Apologies if the following post seems to ramble; it was written during one of those hours in the night when such rambling seems appropriate. But the thoughts are honest, so I felt it deserved to be published.
Summer was glorious. Filled with new people, new experiences, and lots of new insights for my PhD.
A personal highlight was the keynote at DH2014 in Lausanne, written by Bethany Nowviskie and read by Melissa Terras. I don’t feel that I have adequate words to express the emotions that I experienced while listening to that talk, and it has already been reviewed beautifully elsewhere. Here is a video of the keynote:
I also attended a panel on data modeling which really brought up a lot of questions for me, one of which was about when models actually are ‘usable.’ I.e., Julia Flanders asked “how do I know when I can start using my model instead of just thinking about it?’ And my response to that was ‘is thinking not use?’ When exactly do we consider the real ‘building’ to begin? Is it with our hands, when we begin sketching out our ontologies? Or can the process of cognition and interpretation be considered a ‘workflow step’? Or is it outside yet parallel to the workflow, because it is happening all the time? And how often should models change? Should we consider Jessie Stommel’s suggestion in this regard, that digital humanities is about ‘breaking stuff?’ These thoughts have been flowing through my head ever since.
Following DH2014 I attended DHOXSS, where I received a very generous NeDiMaH bursary to participate in a Linked Data and Semantic Web workshop. Dominic Oldman from the British Museum came in and gave a talk which sparked some interesting thoughts for me regarding discourse and its effect on linked data structures. As Oldman traced the evolution of the museum as we know it today, from the Wunderkammer up until the present, I began to see the shift from merely grouping ‘like things’ together, to grouping things under themes, which answered and also asked more sophisticated questions. And now, we are getting to the point where our digital infrastructures are not keeping up with the questions we want to answer and provoke. One of the central questions that British Museum staff have to ask is about long-term knowledge infrastructures: What is relevant to people who work for and visit the BM over time? What is engrained and deeply embedded in the BM discourse? Oldman also noted that one of the largest difficulties for BM staff is how to harmonize data during the cultural heritage aggregation process. Things shouldn’t be digitized without proper research into their relationships and connections with other collections. Indeed, one of the biggest complaints about digitizing from ‘traditional’ libraries is that doing so ‘destroys’ all context. This is obviously a worst case scenario, but without proper regard for metadata, it’s liable to happen. Thus, larger central aggregations need to include and communicate with individual libraries in order to bring appropriate context to objects. And another problem facing linked data projects at the BM is the fact that hardly any curators have the skills necessary to do the work. They are, in Oldman’s words, ‘very hesitant to engage.’ But engage they must if the goal of cultural heritage aggregation is to be reached. Technophobia simply isn’t an option anymore.

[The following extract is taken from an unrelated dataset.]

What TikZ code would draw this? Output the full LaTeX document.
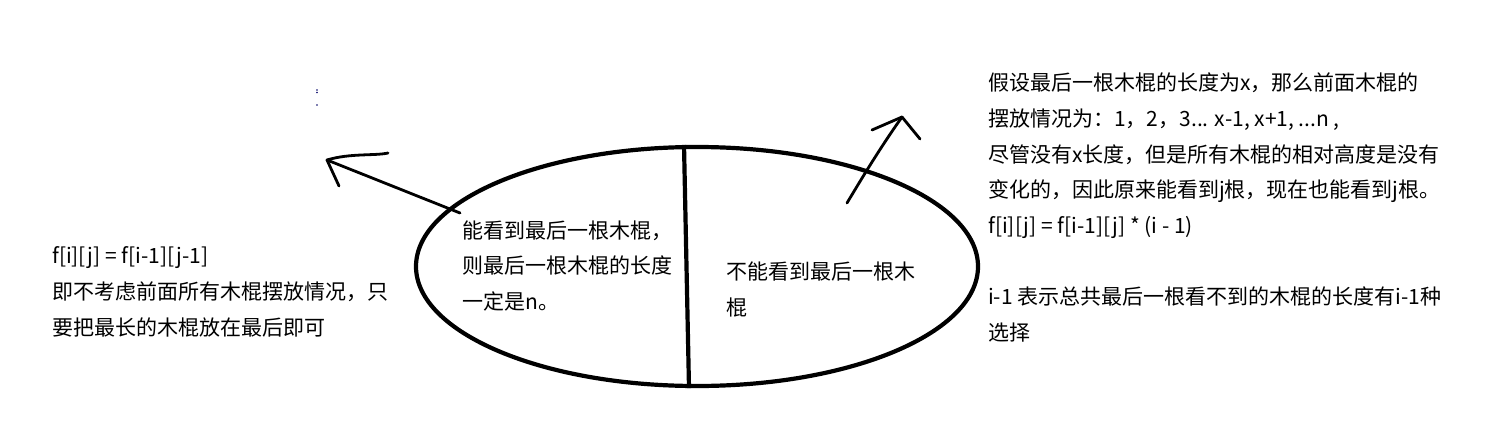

The introduction to CIDOC CRM was helpful in that it gave me a better sense of the model I’ll be using when I begin working with the librarians and researchers at the Cambridge University Digital Library very soon. This work will form the basis for a survey I’ll be sending out to about 30 to 40 libraries engaged in Linked Data projects, so I’m thankful for the opportunity to start with such an excellent institution.
That being said, I feel that I have a long way to go in figuring out just what it is that I want to do with this PhD, and this career. After a seven day workshop at the University of Graz on TEI/XML last week, and a meeting with the advisory board of my DiXiT fellowship, I feel as though there’s been a sort of ‘come to jesus’ moment, as we would say in the States. We’re not expected to finish a dissertation in three years, given that a few of us are brand new to the system, or are working on PhD projects at other universities, or simply don’t think that timeline is feasible, but we are still expected to publish, and to do it soon. So what to focus on? Cultural Heritage Aggregation? That would certainly be suitable, and welcomed by my advisor and my fellowship committee. Re-use of digitized materials, a topic central to my advisor’s work? Or should I focus on another topic that has recently sparked interest between myself and Daniel Powell, another DiXiT colleague: digital pedagogy? There are already some really great people working on this issue, but I feel that my insights from DiXiT, and indeed my reactions to the way our internal workshops have been structured could benefit other educators. Should I be politic in my publications? Or should I do what moves me?
Perhaps these questions are more personal than what this blog is intended for. But what is the job of the academic than to think, and question, and self-reflect? Perhaps these are merely insecurities brought more sharply into focus by the hour of the night at which I write them. Perhaps.